Son un matrimonio, dos excompañeros de los medios de comunicación que ya están jubilados y que tienen una hija que es funcionaria en Ibiza, y rápidamente sale el tema. «Ibiza es un sitio maravilloso pero está masificado. Es una locura como podéis aguantar allí»… comienza ella mientras su marido sonríe y me mira… Yo, triste, sabiendo que ella lleva razón, bajo la cabeza y sigo andando… «Y luego está el tema de la vivienda que es tremendo… cuando a ella le salió la plaza intentamos buscar una habitación y al principio se quedó en el barrio de ses Figueretes en una casa poco recomendable, así que tuvimos que buscar una alternativa y ahora por fin tiene su propia habitación en otra vivienda aunque a un precio totalmente desorbitado»… nos explica ella con ese aire de nostalgia que tienen los padres a los que les gustaría tener a sus hijos cerca porque saben que no están del todo bien. Instantes después me mira fijamente y aunque me lanza una sonrisa yo no puedo más que volver a bajar la mirada mientras busco en mi mente alguna razón para decirle que está equivocada y que la isla de Ibiza sigue siendo la misma que me enamoró hace ya casi 15 años. Pero no encuentro ninguna. Me siento cansado de escuchar siempre lo mismo y de que prácticamente nadie me recuerde que Ibiza es un paraíso y que ya nadie me considere un privilegiado por vivir allí.
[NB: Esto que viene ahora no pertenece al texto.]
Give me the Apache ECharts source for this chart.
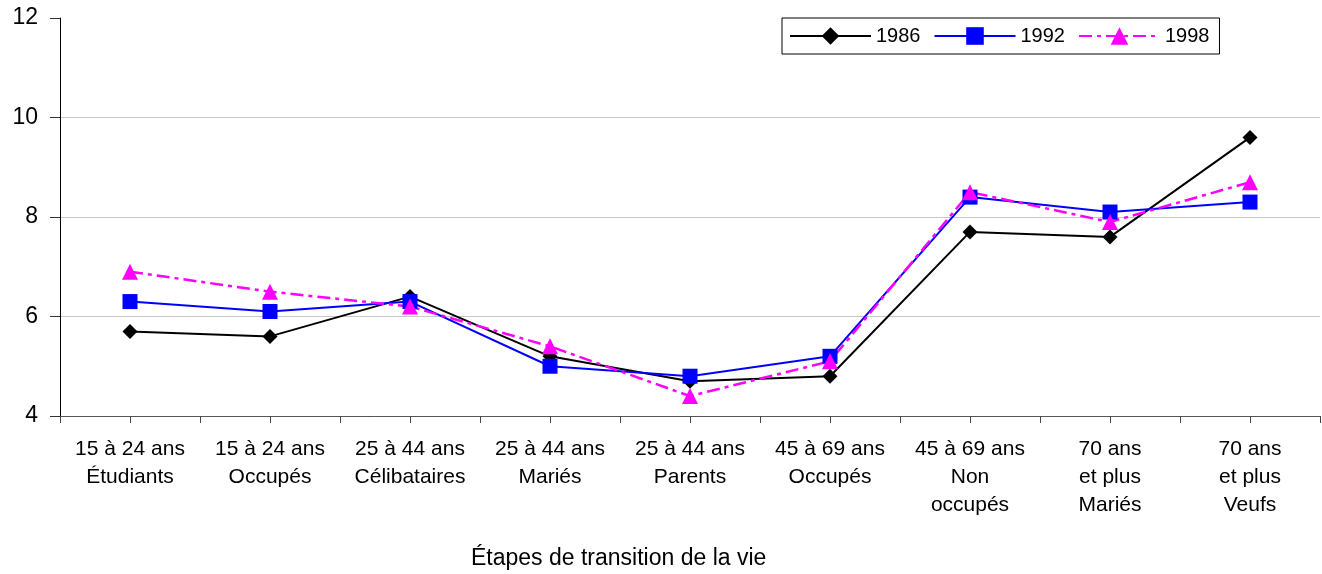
<!DOCTYPE html>
<html>
<head>
<meta charset="utf-8">
<title>Étapes de transition de la vie</title>
<script src="https://cdn.jsdelivr.net/npm/echarts@6/dist/echarts.min.js"></script>
<style>
  html, body { margin: 0; padding: 0; background: #fff; }
  #chart { width: 1322px; height: 574px; }
</style>
</head>
<body>
<div id="chart"></div>
<script>
// Life-stage categories (x axis)
const categories = [
  '15 à 24 ans\nÉtudiants',
  '15 à 24 ans\nOccupés',
  '25 à 44 ans\nCélibataires',
  '25 à 44 ans\nMariés',
  '25 à 44 ans\nParents',
  '45 à 69 ans\nOccupés',
  '45 à 69 ans\nNon\noccupés',
  '70 ans\net plus\nMariés',
  '70 ans\net plus\nVeufs'
];

// Values per survey year
const values1986 = [5.7, 5.6, 6.4, 5.2, 4.7, 4.8, 7.7, 7.6, 9.6];
const values1992 = [6.3, 6.1, 6.3, 5.0, 4.8, 5.2, 8.4, 8.1, 8.3];
const values1998 = [6.9, 6.5, 6.2, 5.4, 4.4, 5.1, 8.5, 7.9, 8.7];

const seriesNames = ['1986', '1992', '1998'];
const axisTitle = 'Étapes de transition de la vie';

// Tick positions at both category boundaries and centres
const halfSlots = [];
for (let i = 0; i < categories.length * 2; i++) halfSlots.push('');

const FONT = "Arial, 'Liberation Sans', sans-serif";

const chart = echarts.init(document.getElementById('chart'), null, { renderer: 'canvas' });

chart.setOption({
  animation: false,
  backgroundColor: '#ffffff',
  textStyle: { fontFamily: FONT, color: '#000' },
  grid: { left: 60, right: 2, top: 18, bottom: 158, containLabel: false },
  legend: {
    data: seriesNames,
    left: 782,
    top: 18,
    orient: 'horizontal',
    borderColor: '#000',
    borderWidth: 1,
    padding: [8, 10, 8, 7],
    itemGap: 13,
    itemWidth: 81,
    itemHeight: 22,
    lineStyle: { width: 2 },
    textStyle: { fontSize: 20, color: '#000', fontFamily: FONT }
  },
  xAxis: [
    {
      type: 'category',
      data: categories,
      boundaryGap: true,
      axisLine: { show: true, lineStyle: { color: '#555', width: 1 } },
      axisTick: { show: false },
      axisLabel: {
        interval: 0,
        fontSize: 21,
        lineHeight: 28,
        margin: 19,
        color: '#000',
        fontFamily: FONT,
        align: 'center'
      },
      splitLine: { show: false }
    },
    {
      type: 'category',
      data: halfSlots,
      position: 'bottom',
      boundaryGap: true,
      axisLine: { show: false },
      axisLabel: { show: false },
      axisTick: { show: true, interval: 0, length: 7, lineStyle: { color: '#444', width: 1 } },
      splitLine: { show: false }
    }
  ],
  yAxis: {
    type: 'value',
    min: 4,
    max: 12,
    interval: 2,
    axisLine: { show: true, lineStyle: { color: '#000', width: 1 } },
    axisTick: { show: true, length: 10, lineStyle: { color: '#333', width: 1 } },
    axisLabel: { fontSize: 23, margin: 22, color: '#000', fontFamily: FONT },
    splitLine: {
      show: true,
      showMaxLine: false,
      lineStyle: { color: '#c8c8c8', width: 1 }
    }
  },
  graphic: [
    {
      type: 'text',
      left: 471,
      top: 547,
      style: {
        text: axisTitle,
        fontSize: 23,
        fontFamily: FONT,
        fill: '#000'
      }
    }
  ],
  series: [
    {
      name: '1986',
      type: 'line',
      data: values1986,
      symbol: 'diamond',
      symbolSize: 15,
      showAllSymbol: true,
      itemStyle: { color: '#000000' },
      lineStyle: { color: '#000000', width: 2 }
    },
    {
      name: '1992',
      type: 'line',
      data: values1992,
      symbol: 'rect',
      symbolSize: 15,
      showAllSymbol: true,
      itemStyle: { color: '#0000ff' },
      lineStyle: { color: '#0000ff', width: 2 }
    },
    {
      name: '1998',
      type: 'line',
      data: values1998,
      symbol: 'triangle',
      symbolSize: 16,
      showAllSymbol: true,
      itemStyle: { color: '#ff00ff' },
      lineStyle: { color: '#ff00ff', width: 2.5, type: [13, 5, 4, 5] }
    }
  ]
});
</script>
</body>
</html>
Además, mis escasas defensas se acaban por venir abajo como un castillo de naipes cuando aquella compañera de los medios termina con una afirmación lapidaria. «En Menorca no queremos masificación y que nos coma el turismo porque no queremos ser como Ibiza». Touché. Tocado en mi línea de flotación y en apenas unos pasos hundido completamente. La vuelvo a observar con una sonrisa de resignación. Llevo las gafas de sol pero estoy seguro de que ella ha captado que detrás de ellas mis ojos le dan la razón y que no encuentro nada que argumentar en defensa de la isla.

Y finalmente llega la traca final cuando descubro que Iván, perfecto anfitrión donde los haya, ha decidido que nos vamos a bañar en una pequeña cala de agua transparente en pleno Fornells. Un lugar idílico de aguas preciosas, señalizado con boyas, al que se accede por unos escalones de piedra tremendamente limpios y en el que no te encuentras con nadie por más que estemos a domingo y a primera hora de la mañana en una localidad bastante turística. La mujer, antes de despedirse de nosotros, nos pregunta, ignoro si con ironía fina...«¿qué pasa, que en Ibiza no tenéis algo parecido?» Niego con la cabeza, le explico que ya no nos quedan lugares así, que son inconcebibles en nuestra isla, que Instagram ha hecho demasiado daño viendo que todo el mundo busca lo mismo, que los autobuses van repletos de gente, que los aparcamientos están atestados, y que en las playas ya casi no hay sitio para nadie ante el enorme volumen de hamacas. Y luego, como si abrieran una compuerta por la que pudiera dejar escapar mis pensamientos, le hablo de los atascos que sufrimos en nuestras carreteras, de los precios de nuestros restaurantes o del tipo de turismo que nos visita en comparación al de Menorca y le acabo confesando que alucino con la idea de que hayan convocado una concentración para protestar por la saturación que ellos sufren allí, a lo que ella vuelve a insistir que es «para no ser como Ibiza».

Lo peor de todo es que lleva razón. Ahora soy yo quien le da la razón mientras miro al mar y recuerdo lo que he descubierto en mi primera visita a Menorca. Siento una tremenda envida y aunque soy consciente de que nunca es oro todo lo que reluce, sueño con vivir en un lugar así y mientras me quito la camiseta, dejo las chanclas, me meto en el agua y me alejo unos metros, sigo preguntándome como en Ibiza hemos llegado a esta situación en algo más de una década. Hago un poco de buceo, me miro los pies y aún me atrevo a decirle a esa mujer que le pida mi teléfono a Iván por si su hija necesita algo aquí… Ella me lo agradece y junto a su marido se despide en la distancia mientras yo, secretamente, pienso que no se como podría ayudarla si ellos tienen todo lo que una vez tuvimos aquí y lo dejamos perder.